EUGENE VOLOKH: UC Santa Barbara Vice Chancellor issues statement supporting free speech.

Here’s a statement sent around to UCSB students by Michael D. Young, Vice Chancellor of Student Affairs, in the wake of the prosecution of UCSB Prof. Mireille Miller-Young for stealing and destroying a protester’s sign, and assaulting the protester.

The statement does speak out strongly in favor of free speech, which is good. It also doesn’t mention Prof. Miller-Young, whether by name or behavior, which strikes me as harder to justify. The letter urges people not to “adopt negative tactics and engage in name calling, confrontation, provocation, and offensive behavior,” an odd way of expressing things when the letter was obviously prompted by an incident that led to criminal theft, vandalism, and assault charges.

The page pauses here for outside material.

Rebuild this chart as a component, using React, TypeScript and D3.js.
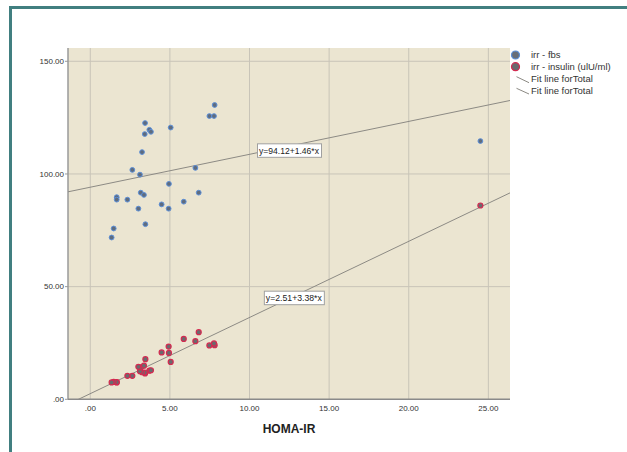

Perhaps the university thought a condemnation of theft and violence would be superfluous, but would it? See, for instance, this “Support and Be in Solidarity with UCSB Professor Miller Young” petition. Or perhaps the university thought the request that students not “lash out” (however “satisfying” that might be) would be enough, though again that seems pretty generic given the incident that indirectly prompted the letter.

But beyond that, note the dismissive language about, for instance, how “outsiders” and “evangelical types” come to “create discord” and “promote personal causes and agendas.” (What exactly does the word “personal” mean there, by the way?)

Would such a letter come out about outside activists coming to, for instance, argue for race-based affirmative action? For legalization of illegal immigrants? For greater protection for abortion rights? Would the university condemn the “discord” and “conflict” these “outsiders” bring with their “personal causes and agendas”? Would it condemn gruesome images of lynchings, war victims, people who died in the desert trying to cross the border illegally, women killed by unsafe illegal abortions, or animals killed in allegedly inhumane slaughterhouses as “distressing and offensive”? Would it advise people to “ignore” the “provocative and offensive” speech, because “the visitors will hate that”? Maybe it would, but I doubt it.

So do I. Plus, from the comments:

UCSB is a public university. It’s job is to educate the public and it is funded by the public. The idea that they are a closed community with superior ideas and principles and that those who are not enrolled there and who do not share their view are “outsiders” is appalling. This is a prime example of “othering” that the left is always criticizing – except when they do it.

And they do it a lot. Plus: “Why is he writing a letter to the students? It is the faculty that appears to need the lesson on the 1st amendment.”